(Rows from a dataset of charts and code)
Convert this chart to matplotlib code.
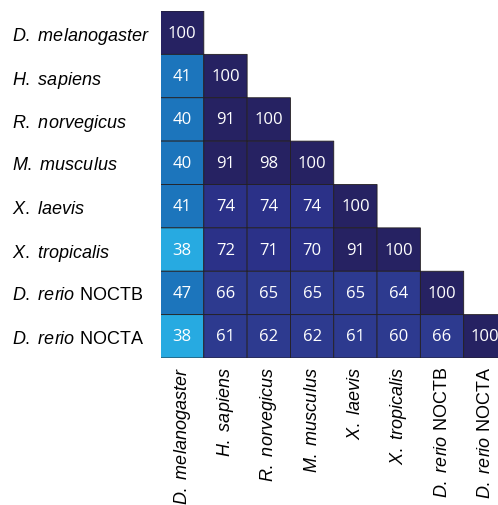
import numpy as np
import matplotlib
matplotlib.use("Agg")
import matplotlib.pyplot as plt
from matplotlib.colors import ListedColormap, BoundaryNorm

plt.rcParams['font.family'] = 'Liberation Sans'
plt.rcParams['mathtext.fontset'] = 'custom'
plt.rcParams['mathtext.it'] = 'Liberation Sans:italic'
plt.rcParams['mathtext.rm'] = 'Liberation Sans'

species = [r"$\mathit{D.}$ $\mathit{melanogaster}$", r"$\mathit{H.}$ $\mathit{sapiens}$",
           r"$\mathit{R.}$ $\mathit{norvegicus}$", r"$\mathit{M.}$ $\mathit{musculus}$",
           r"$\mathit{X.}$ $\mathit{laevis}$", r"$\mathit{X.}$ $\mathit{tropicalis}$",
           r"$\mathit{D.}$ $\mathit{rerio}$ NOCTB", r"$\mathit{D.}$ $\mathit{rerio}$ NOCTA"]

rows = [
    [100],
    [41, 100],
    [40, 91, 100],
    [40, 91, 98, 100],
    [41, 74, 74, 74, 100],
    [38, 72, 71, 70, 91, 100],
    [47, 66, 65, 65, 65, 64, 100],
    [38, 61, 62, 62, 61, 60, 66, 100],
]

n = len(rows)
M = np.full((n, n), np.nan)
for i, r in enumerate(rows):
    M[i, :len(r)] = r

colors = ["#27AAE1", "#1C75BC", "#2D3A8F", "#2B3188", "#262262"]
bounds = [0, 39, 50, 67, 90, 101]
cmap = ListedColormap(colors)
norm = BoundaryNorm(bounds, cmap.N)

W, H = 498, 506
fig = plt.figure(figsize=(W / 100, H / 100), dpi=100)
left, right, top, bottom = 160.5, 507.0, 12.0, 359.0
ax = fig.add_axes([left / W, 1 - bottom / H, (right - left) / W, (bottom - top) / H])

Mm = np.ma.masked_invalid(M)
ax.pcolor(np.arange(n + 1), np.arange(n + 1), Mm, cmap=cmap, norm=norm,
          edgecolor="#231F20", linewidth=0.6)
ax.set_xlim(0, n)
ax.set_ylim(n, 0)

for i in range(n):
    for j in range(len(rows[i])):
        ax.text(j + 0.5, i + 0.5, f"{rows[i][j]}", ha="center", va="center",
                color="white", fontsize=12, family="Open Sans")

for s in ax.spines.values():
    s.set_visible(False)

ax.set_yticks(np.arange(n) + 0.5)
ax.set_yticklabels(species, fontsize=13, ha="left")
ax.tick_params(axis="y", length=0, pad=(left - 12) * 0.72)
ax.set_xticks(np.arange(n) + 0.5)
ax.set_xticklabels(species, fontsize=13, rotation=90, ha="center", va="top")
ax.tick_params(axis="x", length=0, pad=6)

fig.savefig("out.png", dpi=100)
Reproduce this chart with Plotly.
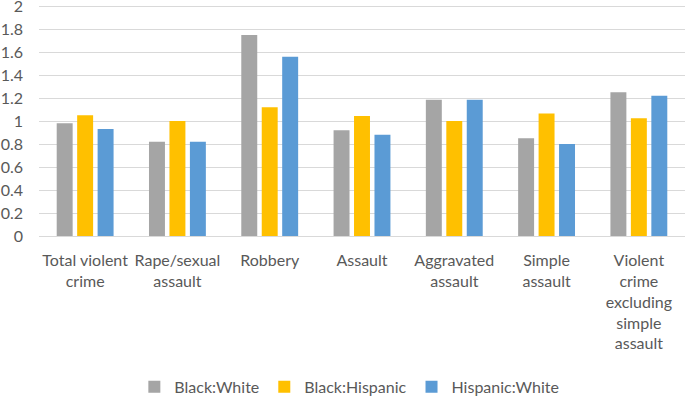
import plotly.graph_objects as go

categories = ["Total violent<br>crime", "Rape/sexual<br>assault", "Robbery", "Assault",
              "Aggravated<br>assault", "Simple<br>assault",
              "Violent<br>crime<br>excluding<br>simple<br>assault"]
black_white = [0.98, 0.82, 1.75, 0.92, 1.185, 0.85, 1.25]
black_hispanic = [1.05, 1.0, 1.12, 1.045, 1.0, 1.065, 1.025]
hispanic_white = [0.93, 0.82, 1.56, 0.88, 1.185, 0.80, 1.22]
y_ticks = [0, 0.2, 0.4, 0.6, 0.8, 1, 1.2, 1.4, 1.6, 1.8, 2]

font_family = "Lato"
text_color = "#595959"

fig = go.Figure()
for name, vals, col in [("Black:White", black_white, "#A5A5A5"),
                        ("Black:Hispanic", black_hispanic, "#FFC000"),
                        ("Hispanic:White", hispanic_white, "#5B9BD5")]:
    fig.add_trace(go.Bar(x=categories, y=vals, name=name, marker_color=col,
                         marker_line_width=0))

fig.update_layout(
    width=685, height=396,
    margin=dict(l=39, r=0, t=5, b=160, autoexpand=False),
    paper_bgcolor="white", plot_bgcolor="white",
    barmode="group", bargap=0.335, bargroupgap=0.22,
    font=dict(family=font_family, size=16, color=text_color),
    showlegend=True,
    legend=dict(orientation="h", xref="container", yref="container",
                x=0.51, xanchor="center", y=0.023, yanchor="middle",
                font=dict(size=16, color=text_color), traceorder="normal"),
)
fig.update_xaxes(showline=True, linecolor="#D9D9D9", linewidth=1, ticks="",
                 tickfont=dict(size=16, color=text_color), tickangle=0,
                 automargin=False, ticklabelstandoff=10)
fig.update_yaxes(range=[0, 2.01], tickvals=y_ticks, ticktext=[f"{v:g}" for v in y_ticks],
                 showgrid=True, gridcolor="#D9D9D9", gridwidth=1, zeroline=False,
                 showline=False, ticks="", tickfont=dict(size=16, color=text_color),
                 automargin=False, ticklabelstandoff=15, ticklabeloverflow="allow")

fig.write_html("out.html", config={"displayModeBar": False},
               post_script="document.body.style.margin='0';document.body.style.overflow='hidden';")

▸ **Set problem**: Output the records above as they stand, from the first line to the line with "plt.rcParams['mathtext.rm'] = 'Liberation", inclusive, and exclude the pictures.

▸ **Output for this exercise**:
Convert this chart to matplotlib code.
import numpy as np
import matplotlib
matplotlib.use("Agg")
import matplotlib.pyplot as plt
from matplotlib.colors import ListedColormap, BoundaryNorm

plt.rcParams['font.family'] = 'Liberation Sans'
plt.rcParams['mathtext.fontset'] = 'custom'
plt.rcParams['mathtext.it'] = 'Liberation Sans:italic'
plt.rcParams['mathtext.rm'] = 'Liberation Sans'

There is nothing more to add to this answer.